Dogecoin is down by 8.39% over the last 24 hours as its price fell below the $0.10 level due to risk-off sentiments. Currently trading at $0.091, the meme coin has traded between $0.08157 and $0.1026 over the last day, with intraday volatility primarily driven by forced selling.
DOGE saw a day-over-day increase in trading volume to $4 billion, a 108.57% increase, meaning investors participated heavily during the fall.
Bitcoin Breakdown Triggers Spillover Selling in DOGE
Dogecoin fell in lockstep with a sharp drop across risk assets. Total crypto market capitalization declined 5.77%, while the Fear & Greed Index plunged to an “Extreme Fear” reading of 5.
Bitcoin price crashed to around $60,000, a level last seen in 2024, and this breakdown below key support levels triggered more than $1.3 billion in leveraged liquidations within 24 hours, a 223% jump from the prior day.
That wave of forced selling created a feedback loop that drained liquidity from high-beta assets such as DOGE. The move carried the hallmarks of classic deleveraging rather than discretionary risk reduction.
Institutional flows have also deteriorated. Spot Bitcoin ETFs posted notable net outflows, with BlackRock’s IBIT alone seeing $175 million in redemptions on February 5.
READ MORE: Will Strategy Go Bankrupt as MSTR Stock and Bitcoin Prices Crash?
At the same time, IBIT recorded record trading volume of more than 284 million shares, with a notional value of over $10 billion, as its price fell 13% to below $37, extending its year-to-date loss to 27%. Heavy redemptions, record volume, and a strong tilt toward put options point to capitulation and peak fear among investors.
DOGE-specific ETF activity remains small in comparison. Cumulative net inflows across U.S. DOGE spot ETFs stand at $6.67 million, while total net assets are $8.02 million, roughly 0.05% of Dogecoin’s market cap. Daily net inflows were flat, and total value traded was $424,590. The data suggests DOGE ETFs are not yet a meaningful stabilizing force during stress events.

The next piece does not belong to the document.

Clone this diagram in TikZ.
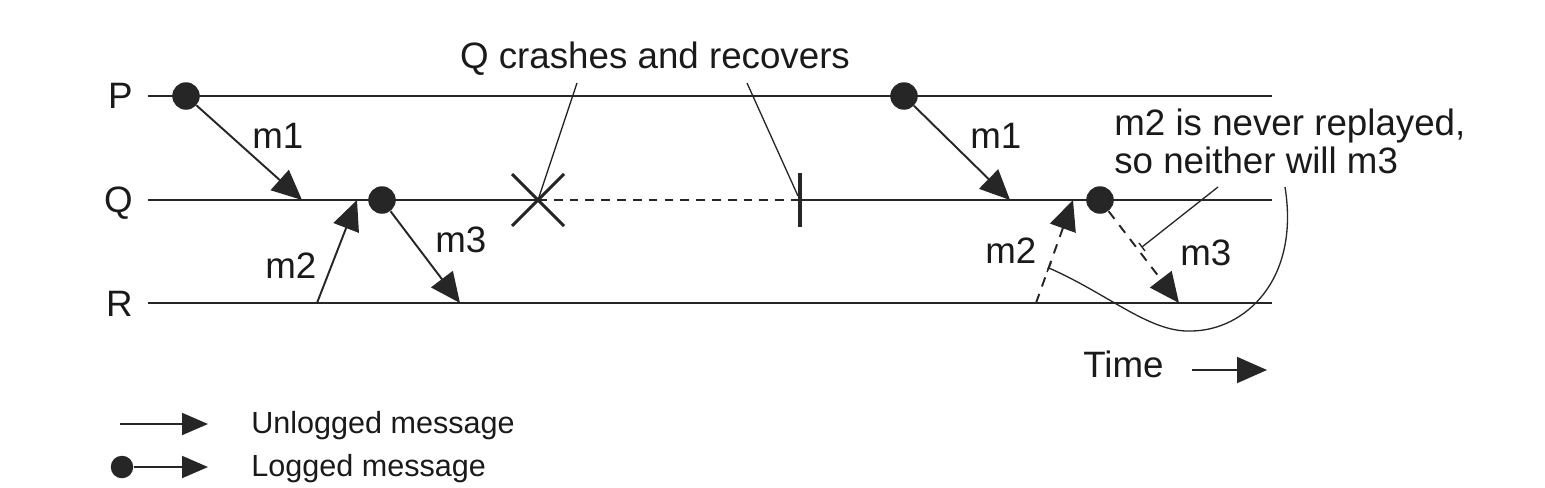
\documentclass[tikz,border=0pt]{standalone}
\usepackage{fontspec}
\setmainfont{Liberation Sans}
\usetikzlibrary{arrows.meta}
\definecolor{linec}{HTML}{262626}
\definecolor{txtc}{HTML}{1A1A1A}
\newcommand\mainsz{\fontsize{20.9}{25}\selectfont}
\newcommand\legsz{\fontsize{17.4}{21}\selectfont}
\begin{document}
\begin{tikzpicture}[x=0.02cm,y=-0.02cm,
  tl/.style={line width=1.1pt,draw=linec},
  thinl/.style={line width=0.75pt,draw=linec},
  msg/.style={line width=1.1pt,draw=linec,-{Triangle[length=0.6cm,width=0.54cm]}},
  legmsg/.style={line width=1.1pt,draw=linec,-{Triangle[length=0.52cm,width=0.44cm]}},
  timemsg/.style={line width=1.1pt,draw=linec,-{Triangle[length=0.6cm,width=0.52cm]}},
  dmsg/.style={msg,dash pattern=on 5.5pt off 4.5pt},
  dot/.style={circle,fill=linec,draw=none,inner sep=0pt,minimum size=0.55cm},
  ldot/.style={circle,fill=linec,draw=none,inner sep=0pt,minimum size=0.45cm},
  lbl/.style={inner sep=0pt,text=txtc,font=\mainsz},
  leglbl/.style={inner sep=0pt,text=txtc,font=\legsz}]
\useasboundingbox (0,0) rectangle (1545,487);
% process lines
\coordinate (P0) at (148,96);  \coordinate (P9) at (1272,96);
\coordinate (Q0) at (148,200); \coordinate (Q9) at (1272,200);
\coordinate (R0) at (148,303); \coordinate (R9) at (1272,303);
\coordinate (Xc) at (538,200); \coordinate (Rec) at (800,200);
\draw[tl] (P0) -- (P9);
\draw[tl] (R0) -- (R9);
\draw[tl] (Q0) -- (Xc);
\draw[tl,dash pattern=on 5pt off 4pt] (Xc) -- (Rec);
\draw[tl] (Rec) -- (Q9);
\node[lbl,anchor=base east] (lP) at (133,108) {P};
\node[lbl,anchor=base east] (lQ) at (133,212) {Q};
\node[lbl,anchor=base east] (lR) at (133,316) {R};
% crash and recovery marks
\coordinate (Xa) at (512,174); \coordinate (Xb) at (564,226);
\coordinate (Xd) at (512,226); \coordinate (Xe) at (564,174);
\draw[line width=1.8pt,draw=linec] (Xa) -- (Xb);
\draw[line width=1.8pt,draw=linec] (Xd) -- (Xe);
\coordinate (Ta) at (800,173); \coordinate (Tb) at (800,227);
\draw[line width=2.2pt,draw=linec] (Ta) -- (Tb);
\node[lbl,anchor=base] (crash) at (655,68) {Q crashes and recovers};
\coordinate (c1) at (577,83); \coordinate (c2) at (747,83);
\coordinate (recend) at (798,196);
\draw[thinl] (c1) -- (Xc);
\draw[thinl] (c2) -- (recend);
% first round of messages
\node[dot] (dP1) at (186,96) {};
\node[dot] (dQ1) at (382,200) {};
\coordinate (m1a) at (302,200);
\coordinate (m2s) at (317,303); \coordinate (m2a) at (357,200);
\coordinate (m3a) at (460,303);
\draw[msg] (dP1) -- (m1a);
\draw[msg] (m2s) -- (m2a);
\draw[msg] (dQ1) -- (m3a);
\node[lbl,anchor=base west] (lm1) at (252,148) {m1};
\node[lbl,anchor=base west] (lm2) at (265,278) {m2};
\node[lbl,anchor=base west] (lm3) at (435,252) {m3};
% replay
\node[dot] (dP2) at (904,96) {};
\node[dot] (dQ2) at (1100,200) {};
\coordinate (m1b) at (1010,200);
\coordinate (m2t) at (1036,303); \coordinate (m2b) at (1073,200);
\coordinate (m3b) at (1179,303);
\draw[msg] (dP2) -- (m1b);
\draw[dmsg] (m2t) -- (m2b);
\draw[dmsg] (dQ2) -- (m3b);
\node[lbl,anchor=base west] (lm1b) at (970,148) {m1};
\node[lbl,anchor=base west] (lm2b) at (985,263) {m2};
\node[lbl,anchor=base west] (lm3b) at (1180,265) {m3};
% annotation
\node[lbl,anchor=base west] (note1) at (1114,135) {m2 is never replayed,};
\node[lbl,anchor=base west] (note2) at (1114,173) {so neither will m3};
\coordinate (n1) at (1218,187); \coordinate (n2) at (1142,247);
\coordinate (n2a) at (1139,243); \coordinate (n2b) at (1145,251);
\draw[thinl] (n1) -- (n2);
\draw[thinl] (n2a) -- (n2b);
\coordinate (cv0) at (1049,268); \coordinate (cv1) at (1192,331);
\coordinate (cv2) at (1285,187);
\coordinate (cva) at (1051,263); \coordinate (cvb) at (1047,272);
\draw[thinl] (cv0) .. controls (1110,295) and (1150,333) .. (cv1)
  .. controls (1245,330) and (1300,280) .. (cv2);
\draw[thinl] (cva) -- (cvb);
% time
\node[lbl,anchor=base west] (time) at (1083,377) {Time};
\coordinate (t0) at (1192,370); \coordinate (t1) at (1267,370);
\draw[timemsg] (t0) -- (t1);
% legend
\coordinate (u0) at (120,424); \coordinate (u1) at (208,424);
\draw[legmsg] (u0) -- (u1);
\node[ldot] (ld) at (122,467) {};
\coordinate (l1) at (208,467);
\draw[legmsg] (ld) -- (l1);
\node[leglbl,anchor=base west] (tu) at (251,433) {Unlogged message};
\node[leglbl,anchor=base west] (tl) at (251,476) {Logged message};
\end{tikzpicture}
\end{document}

Dogecoin Price Tests Support While Momentum Stays Weak
Dogecoin is currently hovering around $0.0919 after a small decline to the lower end of the $ 0.08 range. The price also remains below the 14-period simple moving average at around $0.0997. Short-term trend indicators continue to signal a decline in price. Moreover, the momentum has also declined steadily since late January.

The 14-day RSI on the four-hour timeframe reads around 31, which is close to the oversold range. In the current daily indicator summary, oscillators are neutral, and moving averages indicate a strong sell signal, suggesting a prolonged downtrend across all charts. Short-, medium-, and long-term exponential and simple moving averages are clustered above the spot price, acting as overhead resistance.
Crypto analyst Ali Charts also identifies a strong area of support at approximately $0.054. This could serve as a strong support zone in a longer-term scenario in the event of a slump in overall market conditions.
The immediate resistance is marked at two key levels: $0.102 and $0.157, and the Doge coin price is struggling to maintain a position just below the first.
The immediate focus is whether selling pressure begins to fade alongside a slowdown in liquidation volume. A period of basing above the recent lows would suggest exhaustion among forced sellers. Without that, DOGE remains exposed to further downside if macro conditions continue to deteriorate.